2016-06-30
FORT CAMPBELL, Ky. (AP) - When Sgt. Asan Akbar was taken into custody on suspicion of killing a fellow serviceman with a grenade, an Army spokesman said he may have acted out of resentment. But where such bitterness may have come from remains a mystery. The deadly attack at a 101st Airborne Division brigade command center in Kuwait also wounded 15 other soldiers Sunday, three seriously. Akbar had reportedly told his mother he feared persecution because he is a Muslim and had been reprimanded recently for insubordination. The woman who said she is Akbar's mother, Quran Bilal, told The Tennessean of Nashville that she was concerned her son might have been accused because he is a Muslim. She said he was not allowed to participate in the first Gulf War because of his religion. ``He said, `Mama, when I get over there I have the feeling they are going to arrest me just because of the name that I have carried,''' Bilal, of Baton Rouge, La., told the newspaper for a story published in Monday's editions. Akbar, of the 101st's 326th Engineer Battalion, was in custody, said George Heath, a civilian spokesman at Fort Campbell. Heath said Akbar had not yet been charged with a crime Monday but was the only person being questioned in the attack. Heath said Akbar should eventually come back to Fort Campbell, though military officials could convene a court-martial in Kuwait. He said he was not sure what kind of penalty Akbar could face. Jim Lacey, a correspondent for Time magazine, told CNN that military criminal investigators said Akbar was recently reprimanded for insubordination and was told he would not join his unit's push into Iraq. Heath also said Akbar had been having ``an attitude problem.''
The motive of the attack ``most likely was resentment,'' said Max Blumenfeld, another Army spokesman. The Los Angeles Times reported in Monday's editions that soldiers said they overheard Akbar declare: ``You guys are coming into our countries and you're going to rape our women and kill our children.'' A neighbor in Akbar's apartment complex outside Fort Campbell in Clarksville, Tenn., said Akbar was a devout Muslim. Willie Shamell Jr. said he thought racial discrimination had affected Akbar's military career.

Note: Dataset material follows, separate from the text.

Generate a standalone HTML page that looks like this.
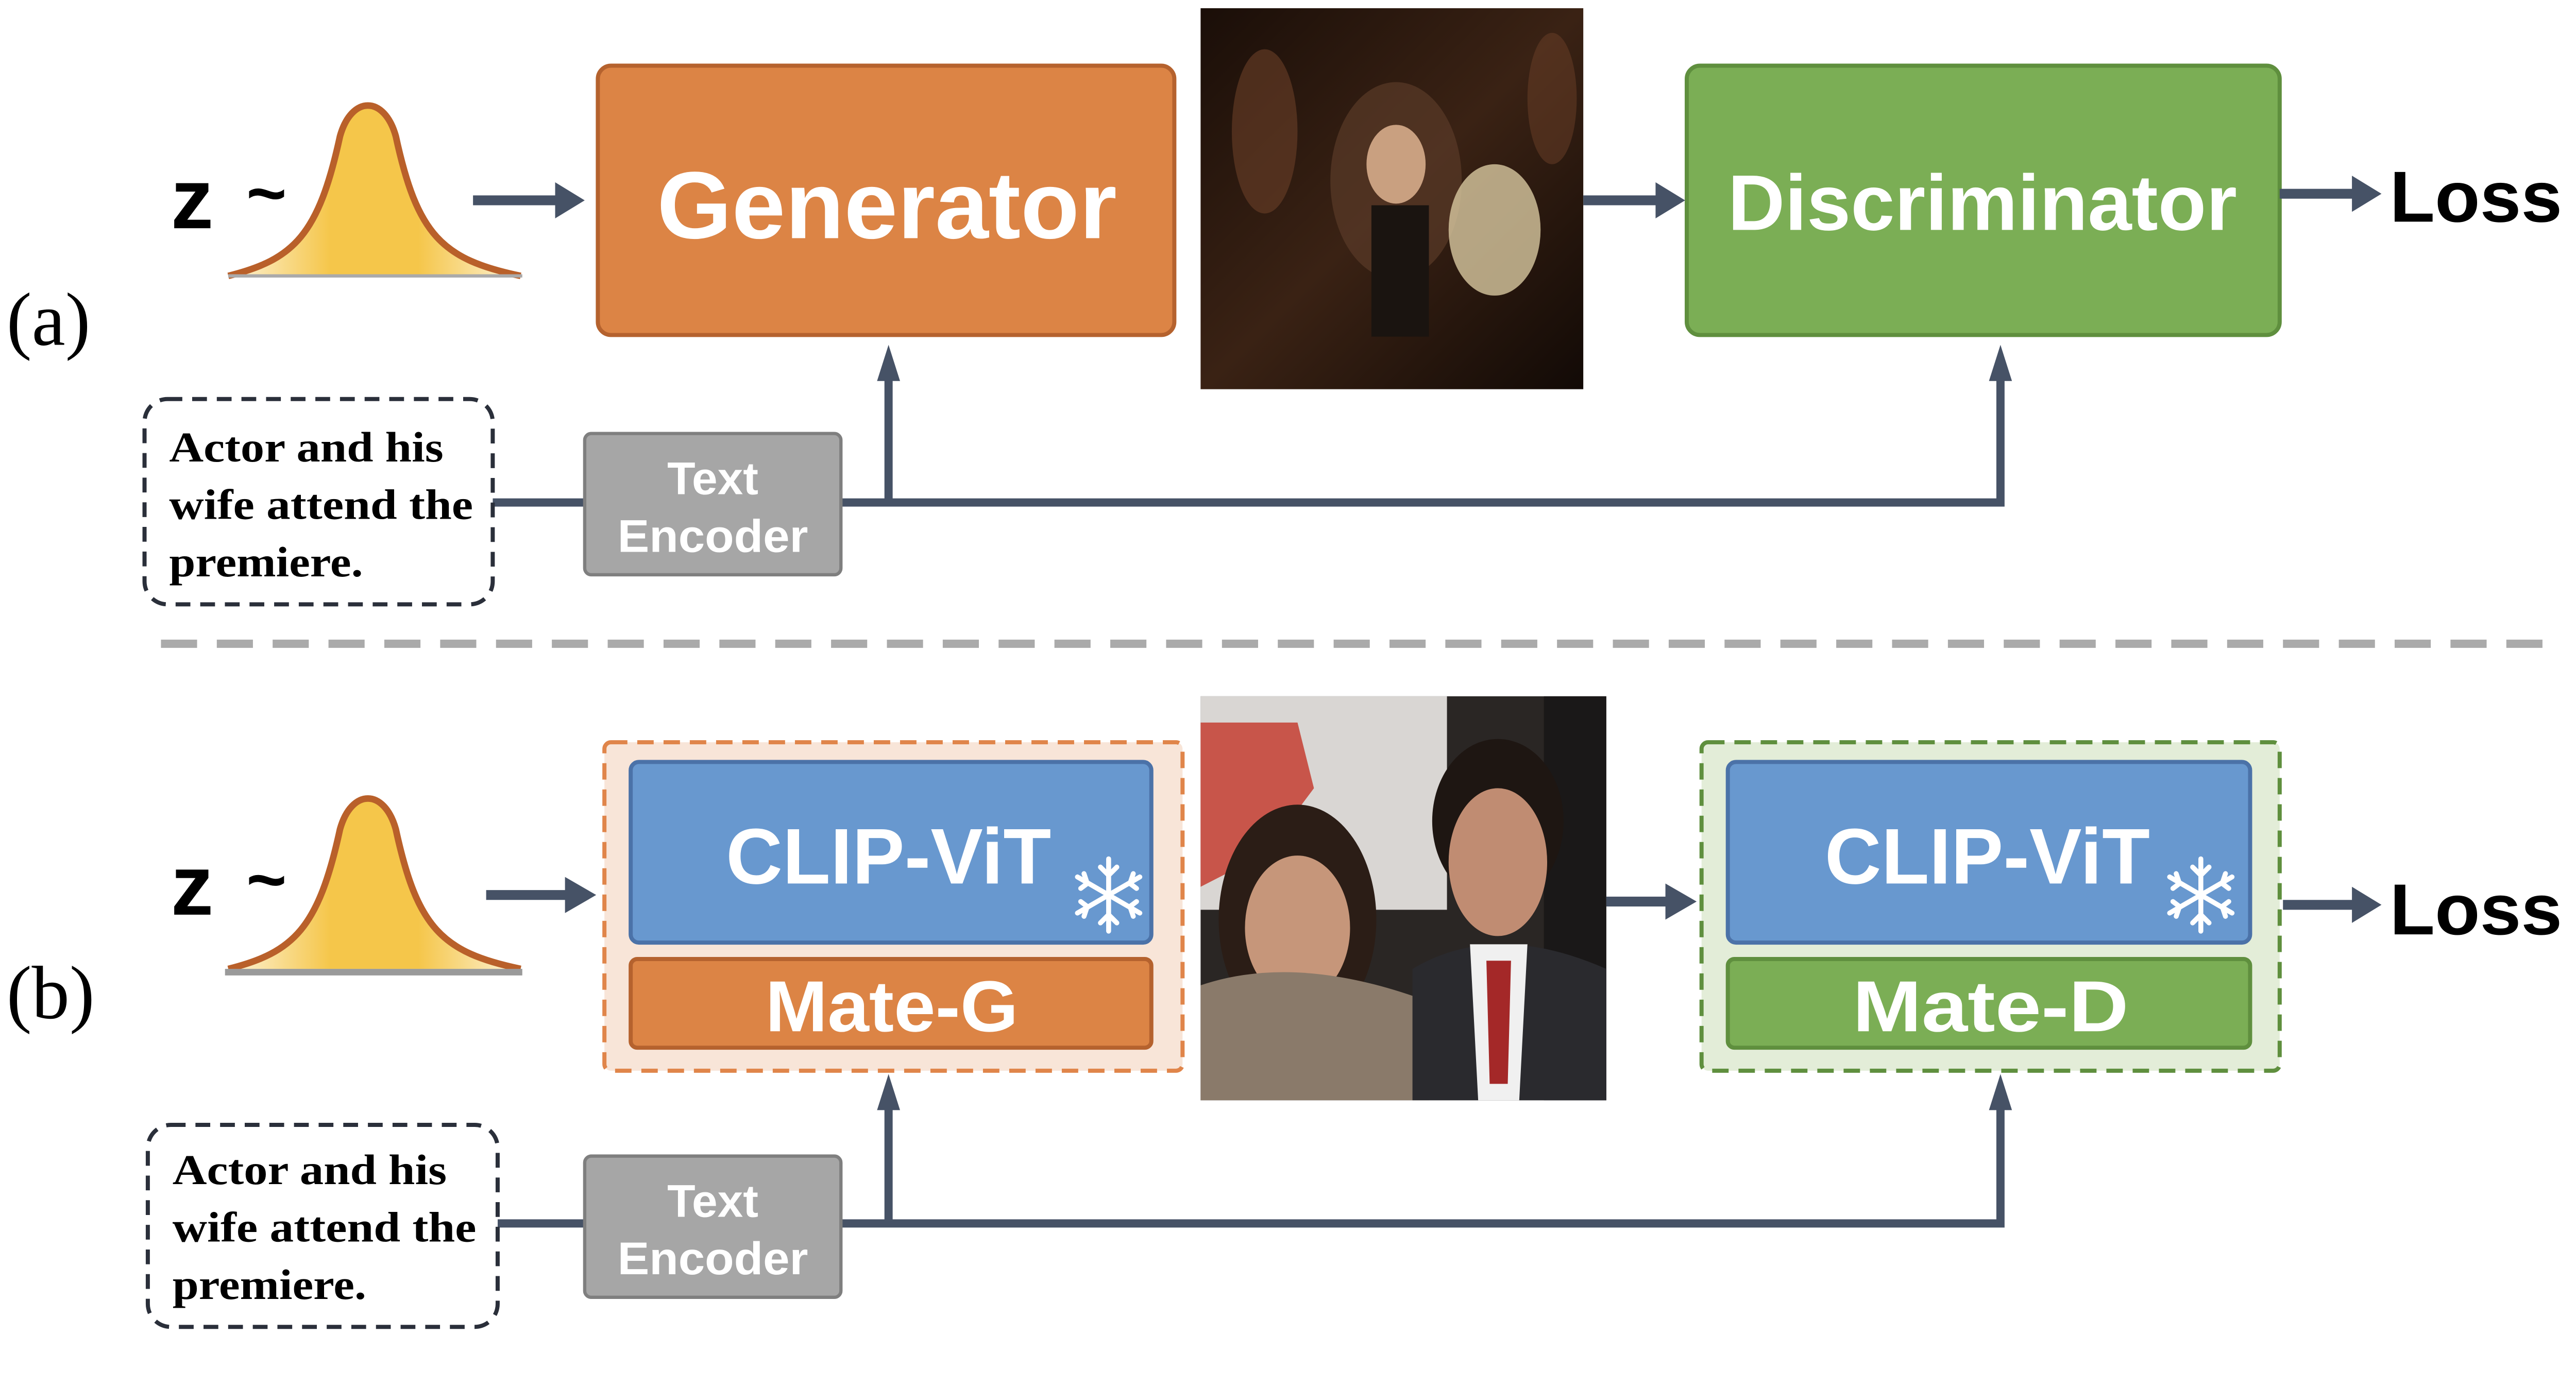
<!DOCTYPE html>
<html><head><meta charset="utf-8"><style>
html,body{margin:0;padding:0;background:#fff;}
svg{display:block;}
</style></head><body>
<svg width="5174" height="2691" viewBox="0 0 1623 844" preserveAspectRatio="none" xmlns="http://www.w3.org/2000/svg">
<defs>
<linearGradient id="bell" x1="0" x2="1" y1="0" y2="0">
<stop offset="0" stop-color="#fdf3d8"/><stop offset="0.35" stop-color="#f5c64a"/><stop offset="0.65" stop-color="#f5c64a"/><stop offset="1" stop-color="#fdf3d8"/>
</linearGradient>
<linearGradient id="darkimg" x1="0" y1="0" x2="1" y2="1">
<stop offset="0" stop-color="#1a0e08"/><stop offset="0.5" stop-color="#3a2214"/><stop offset="1" stop-color="#120a06"/>
</linearGradient>
<g id="bellg">
<path d="M0,105 C40,95 55,80 68,20 C75,-5 95,-5 102,20 C115,80 130,95 178,105 Z" fill="url(#bell)"/>
<path d="M0,105 C40,95 55,80 68,20 C75,-5 95,-5 102,20 C115,80 130,95 178,105" fill="none" stroke="#b9602a" stroke-width="4"/>
</g>
<g id="flake" stroke="#fff" stroke-width="3" fill="none" stroke-linecap="round">
<line x1="0" y1="-22" x2="0" y2="22"/><line x1="-19" y1="-11" x2="19" y2="11"/><line x1="-19" y1="11" x2="19" y2="-11"/>
<path d="M-5,-17 L0,-12 L5,-17 M-5,17 L0,12 L5,17 M-17,-4 L-13,-7 L-15,-13 M17,4 L13,7 L15,13 M-17,4 L-13,7 L-15,13 M17,-4 L13,-7 L15,-13"/>
</g>
</defs>

<g font-family="Liberation Sans, sans-serif" font-weight="bold">
<!-- (a) -->
<text x="4" y="210" font-family="Liberation Serif, serif" font-weight="normal" font-size="46">(a)</text>
<text x="104" y="139" font-size="52">z</text>
<text x="150" y="132" font-size="42">~</text>
<use href="#bellg" x="139" y="63"/>
<line x1="139" y1="168" x2="318" y2="168" stroke="#aaa" stroke-width="2"/>

<rect x="364" y="40" width="351" height="164" rx="8" fill="#dc8445" stroke="#b5622e" stroke-width="2.5"/>
<text x="400" y="145" font-size="58" fill="#fff" textLength="280" lengthAdjust="spacingAndGlyphs">Generator</text>

<rect x="731" y="5" width="233" height="232" fill="url(#darkimg)"/>
<ellipse cx="850" cy="110" rx="40" ry="60" fill="#5a3a28" opacity="0.7"/>
<ellipse cx="850" cy="100" rx="18" ry="24" fill="#c9a080"/>
<rect x="835" y="125" width="35" height="80" fill="#1a1410"/>
<ellipse cx="910" cy="140" rx="28" ry="40" fill="#d8c8a0" opacity="0.8"/>
<ellipse cx="770" cy="80" rx="20" ry="50" fill="#6b4028" opacity="0.6"/>
<ellipse cx="945" cy="60" rx="15" ry="40" fill="#6b4028" opacity="0.5"/>

<rect x="1027" y="40" width="361" height="164" rx="8" fill="#7bae55" stroke="#5f8f3e" stroke-width="2.5"/>
<text x="1052" y="140" font-size="48" fill="#fff" textLength="310" lengthAdjust="spacingAndGlyphs">Discriminator</text>
<text x="1455" y="135" font-size="44" textLength="105" lengthAdjust="spacingAndGlyphs">Loss</text>

<g fill="#465266" stroke="#465266">
<line x1="288" y1="122" x2="340" y2="122" stroke-width="6"/><path d="M338,111 L356,122 L338,133 Z" stroke="none"/>
<line x1="964" y1="122" x2="1010" y2="122" stroke-width="6"/><path d="M1008,111 L1026,122 L1008,133 Z" stroke="none"/>
<line x1="1388" y1="118" x2="1434" y2="118" stroke-width="6"/><path d="M1432,107 L1450,118 L1432,129 Z" stroke="none"/>
<line x1="300" y1="306" x2="356" y2="306" stroke-width="5"/>
<polyline points="512,306 1218,306 1218,228" fill="none" stroke-width="5"/>
<line x1="541" y1="306" x2="541" y2="226" stroke-width="5"/>
<path d="M534,232 L541,210 L548,232 Z" stroke="none"/>
<path d="M1211,232 L1218,210 L1225,232 Z" stroke="none"/>
</g>
<rect x="88" y="243" width="212" height="125" rx="14" fill="#fff" stroke="#2a2f3a" stroke-width="2.5" stroke-dasharray="9,6"/>
<g font-family="Liberation Serif, serif" font-size="26">
<text x="103" y="281" textLength="167" lengthAdjust="spacingAndGlyphs">Actor and his</text>
<text x="103" y="316" textLength="185" lengthAdjust="spacingAndGlyphs">wife attend the</text>
<text x="103" y="351" textLength="118" lengthAdjust="spacingAndGlyphs">premiere.</text>
</g>
<rect x="356" y="264" width="156" height="86" rx="4" fill="#a6a6a6" stroke="#7f7f7f" stroke-width="2"/>
<text x="434" y="301" font-size="28" fill="#fff" text-anchor="middle">Text</text>
<text x="376" y="336" font-size="28" fill="#fff" textLength="116" lengthAdjust="spacingAndGlyphs">Encoder</text>

<line x1="98" y1="392" x2="1558" y2="392" stroke="#aaaaaa" stroke-width="5" stroke-dasharray="22,12"/>

<!-- (b) -->
<text x="4" y="620" font-family="Liberation Serif, serif" font-weight="normal" font-size="46">(b)</text>
<text x="104" y="557" font-size="52">z</text>
<text x="150" y="550" font-size="42">~</text>
<use href="#bellg" x="139" y="485"/>
<line x1="137" y1="592" x2="318" y2="592" stroke="#9a9a9a" stroke-width="4"/>

<rect x="368" y="452" width="352" height="200" rx="4" fill="#f8e5d8" stroke="#e0854a" stroke-width="2.5" stroke-dasharray="10,6"/>
<rect x="384" y="464" width="317" height="110" rx="5" fill="#6898cf" stroke="#4b72a8" stroke-width="2.5"/>
<text x="442" y="538" font-size="48" fill="#fff" textLength="198" lengthAdjust="spacingAndGlyphs">CLIP-ViT</text>
<use href="#flake" x="675" y="545"/>
<rect x="384" y="584" width="317" height="54" rx="4" fill="#dc8445" stroke="#b5622e" stroke-width="2.5"/>
<text x="466" y="628" font-size="44" fill="#fff" textLength="154" lengthAdjust="spacingAndGlyphs">Mate-G</text>

<rect x="731" y="424" width="247" height="246" fill="#2a2624"/>
<rect x="731" y="424" width="150" height="130" fill="#d9d6d3"/>
<path d="M731,440 L790,440 L800,480 L770,520 L731,540 Z" fill="#c8554a"/>
<rect x="940" y="424" width="38" height="246" fill="#1a1818"/>
<ellipse cx="790" cy="560" rx="48" ry="70" fill="#2b1d16"/>
<ellipse cx="790" cy="565" rx="32" ry="44" fill="#c6967a"/>
<path d="M731,600 Q790,580 870,610 L870,670 L731,670 Z" fill="#8a7a6a"/>
<ellipse cx="912" cy="500" rx="40" ry="50" fill="#1e1612"/>
<ellipse cx="912" cy="525" rx="30" ry="45" fill="#c08c72"/>
<path d="M860,590 Q910,560 978,590 L978,670 L860,670 Z" fill="#2a2a2e"/>
<path d="M895,575 L930,575 L925,670 L900,670 Z" fill="#f0f0f0"/>
<path d="M905,585 L920,585 L918,660 L907,660 Z" fill="#a42828"/>

<rect x="1036" y="452" width="352" height="200" rx="4" fill="#e3edd8" stroke="#5f8f3e" stroke-width="2.5" stroke-dasharray="10,6"/>
<rect x="1052" y="464" width="318" height="110" rx="5" fill="#6898cf" stroke="#4b72a8" stroke-width="2.5"/>
<text x="1111" y="538" font-size="48" fill="#fff" textLength="198" lengthAdjust="spacingAndGlyphs">CLIP-ViT</text>
<use href="#flake" x="1340" y="545"/>
<rect x="1052" y="584" width="318" height="54" rx="4" fill="#7bae55" stroke="#5f8f3e" stroke-width="2.5"/>
<text x="1128" y="628" font-size="44" fill="#fff" textLength="168" lengthAdjust="spacingAndGlyphs">Mate-D</text>
<text x="1455" y="569" font-size="44" textLength="105" lengthAdjust="spacingAndGlyphs">Loss</text>

<g fill="#465266" stroke="#465266">
<line x1="296" y1="545" x2="346" y2="545" stroke-width="6"/><path d="M344,534 L363,545 L344,556 Z" stroke="none"/>
<line x1="978" y1="549" x2="1016" y2="549" stroke-width="6"/><path d="M1014,538 L1033,549 L1014,560 Z" stroke="none"/>
<line x1="1390" y1="551" x2="1434" y2="551" stroke-width="6"/><path d="M1432,540 L1450,551 L1432,562 Z" stroke="none"/>
<line x1="303" y1="745" x2="356" y2="745" stroke-width="5"/>
<polyline points="512,745 1218,745 1218,672" fill="none" stroke-width="5"/>
<line x1="541" y1="745" x2="541" y2="672" stroke-width="5"/>
<path d="M534,676 L541,654 L548,676 Z" stroke="none"/>
<path d="M1211,676 L1218,654 L1225,676 Z" stroke="none"/>
</g>
<rect x="90" y="685" width="213" height="123" rx="14" fill="#fff" stroke="#2a2f3a" stroke-width="2.5" stroke-dasharray="9,6"/>
<g font-family="Liberation Serif, serif" font-size="26">
<text x="105" y="721" textLength="167" lengthAdjust="spacingAndGlyphs">Actor and his</text>
<text x="105" y="756" textLength="185" lengthAdjust="spacingAndGlyphs">wife attend the</text>
<text x="105" y="791" textLength="118" lengthAdjust="spacingAndGlyphs">premiere.</text>
</g>
<rect x="356" y="704" width="156" height="86" rx="4" fill="#a6a6a6" stroke="#7f7f7f" stroke-width="2"/>
<text x="434" y="741" font-size="28" fill="#fff" text-anchor="middle">Text</text>
<text x="376" y="776" font-size="28" fill="#fff" textLength="116" lengthAdjust="spacingAndGlyphs">Encoder</text>
</g>
</svg>
</body></html>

Akbar is black. ``I know he didn't like his unit that much,'' Shamell told The Tennessean. ``He didn't get promoted. I had asked him how that had worked. A lot of people feel that (discrimination) is there at Fort Campbell.'' Akbar's family moved to Louisiana last summer from Moreno Valley, 60 miles east of Los Angeles, neighbors said. Jim Gordon, who lived across the street in Moreno Valley for five years, said he didn't know the family well but that police often went to the house. He said the residents played loud music and had occasional domestic disputes. Akbar was born Mark Fidel Kools. His mother said she changed his name to Hasan Akbar after she remarried when he was a young boy. Public records found by The Associated Press showed listings for Hasan Akbar under the name Kools as well. One address for Mark Fidel Kools in Los Angeles is the Bilal Islamic Center, a collection of small buildings and mobile homes around a mosque that's under construction.
``He was never in trouble,'' Abdul Karim Hasan, the center's imam, or religious leader, told The Tennessean. ``He was always standing on the outside of any kind of tussles between kids.'' Bilal said the military had not contacted her and expressed disbelief in the accusations against her son. ``He wouldn't try to take nobody's life,'' she said. ``He's not like that. He said the only thing he was going out there to do was blow up the bridges.'' A message left by The Associated Press at a listing for Bilal was not immediately returned Sunday.

The Army identified the dead soldier as Capt. Christopher Scott Seifert, 27, of Easton, Pa. Heath said Seifert was married. A spokesman for Seifert's mother and father - Thomas and Helen Seifert, also of Easton - said the family would not immediately speak with reporters.